The first quarter of FY2027 is expected to be the toughest stretch, with low-single-digit organic sales declines and adjusted operating margin in the high-single digits. About $40 million in tariff costs are front-loaded into Q1.

The full-year net leverage ratio is projected at around 4.0x before the company works it down toward its 3.0x target in later years.

A $2 Billion Charge and a Strategic Reset

Conagra also booked a $2 billion impairment charge in the quarter, tied to the prolonged decline in its stock price and market value. That pushed the net loss to $1.6 billion for Q4.

For the full fiscal year 2026, adjusted EPS came in at $1.72, a 25.2% decline year-over-year, though it landed within the company’s original guidance range. Free cash flow conversion was strong at 119%, though absolute free cash flow dropped 24.9% to $979 million.

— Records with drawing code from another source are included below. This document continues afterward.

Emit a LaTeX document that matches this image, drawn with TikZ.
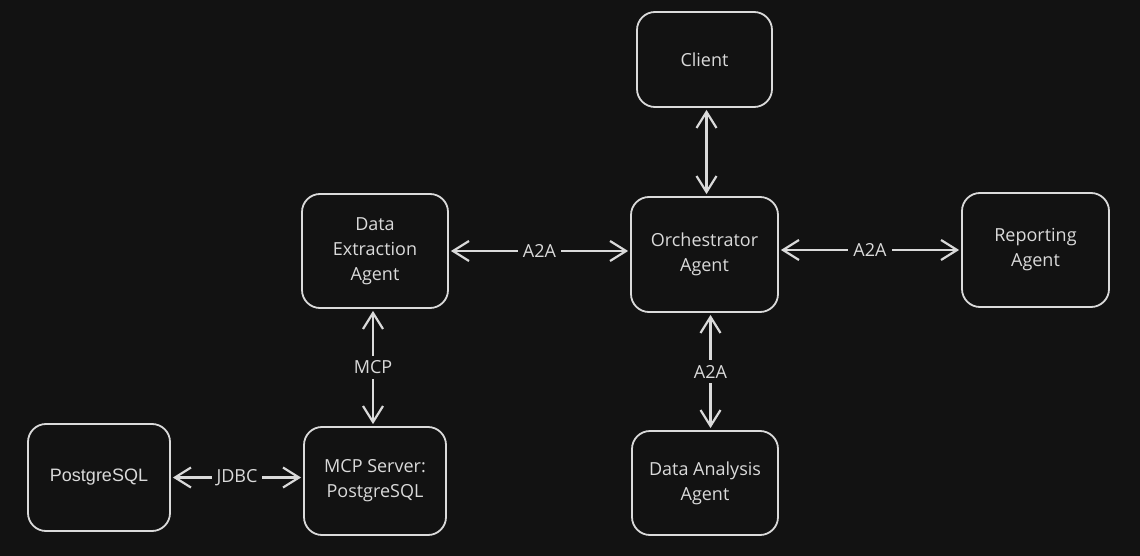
\documentclass[tikz,border=0pt]{standalone}
\usepackage{fontspec}
\setmainfont{Open Sans}
\newfontfamily\plainsans{Liberation Sans}
\usetikzlibrary{arrows.meta}
\definecolor{bg}{HTML}{121212}
\definecolor{ink}{HTML}{DADADA}
\tikzset{
  box/.style={draw=ink, line width=1.8pt, rounded corners=18pt, fill=bg, text=ink,
    align=center, font=\fontsize{18}{25}\selectfont, inner sep=0pt},
  link/.style={draw=ink, line width=2.2pt, {Straight Barb[length=16pt,width=20pt,line width=2.2pt]}-{Straight Barb[length=16pt,width=20pt,line width=2.2pt]}, shorten <=2pt, shorten >=2pt},
  lbl/.style={fill=bg, text=ink, font=\fontsize{18}{20}\selectfont, inner sep=5pt}
}
\begin{document}
\begin{tikzpicture}[x=1pt,y=-1pt]
\fill[bg] (0,0) rectangle (1140,556);
\useasboundingbox (0,0) rectangle (1140,556);
\node[box, minimum width=135pt, minimum height=95pt] (client) at (704.5,59.5) {Client};
\node[box, minimum width=146pt, minimum height=114pt] (dea) at (375,251) {Data\\Extraction\\Agent};
\node[box, minimum width=147pt, minimum height=115pt] (orch) at (704.5,254.5) {Orchestrator\\Agent};
\node[box, minimum width=147pt, minimum height=114pt] (rep) at (1035.5,250) {Reporting\\Agent};
\node[box, minimum width=146pt, minimum height=104pt] (da) at (705,483) {Data Analysis\\Agent};
\node[box, minimum width=142pt, minimum height=107pt, font=\plainsans\fontsize{18}{22}\selectfont] (pg) at (99,477.5) {PostgreSQL};
\node[box, minimum width=142pt, minimum height=108pt] (mcp) at (375,481) {MCP Server:\\PostgreSQL};

\draw[link] ([xshift=2pt]client.south) -- ([xshift=2pt]orch.north);
\draw[link] (dea.east) -- node[lbl] {A2A} (dea.east -| orch.west);
\draw[link] (rep.west -| orch.east) -- node[lbl] {A2A} (rep.west);
\draw[link] ([xshift=6pt]orch.south) -- node[lbl] {A2A} ([xshift=6pt]orch.south |- da.north);
\draw[link] ([xshift=-2pt]dea.south) -- node[lbl] {MCP} ([xshift=-2pt]dea.south |- mcp.north);
\draw[link] (pg.east) -- node[lbl] {JDBC} (pg.east -| mcp.west);
\end{tikzpicture}
\end{document}
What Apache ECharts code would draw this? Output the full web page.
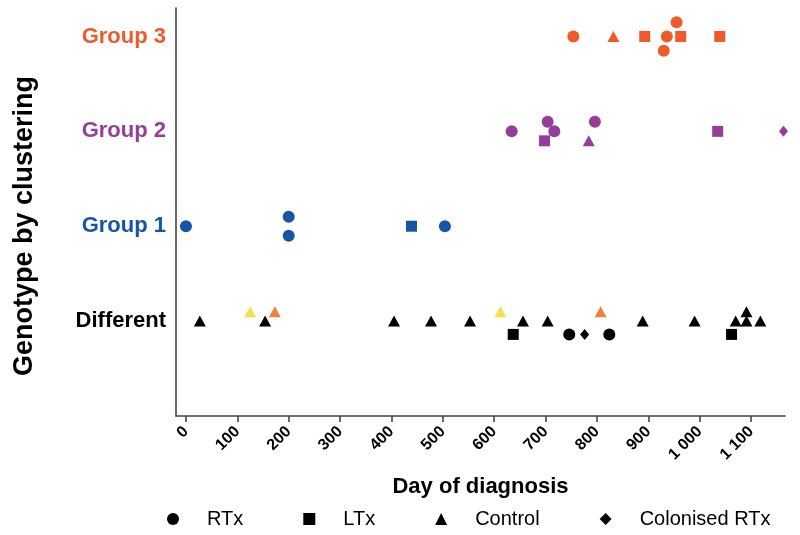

Brase outlined four strategic priorities: stabilizing margins, increasing brand investment, simplifying the portfolio, and resetting capital allocation. Advertising and promotion spending is set to rise to roughly 3% of net sales in FY2027, a 14% increase year-over-year.

Capital expenditures are planned at around $550 million for FY2027, up from $423 million in FY2026, with a focus on supply chain modernization.

Consumer pressure from store-brand competition continues to weigh on volumes. The company noted that shoppers dealing with inflation, particularly at the gas pump, have been trading down.

CAG stock has lost about 18% of its value since the start of 2026.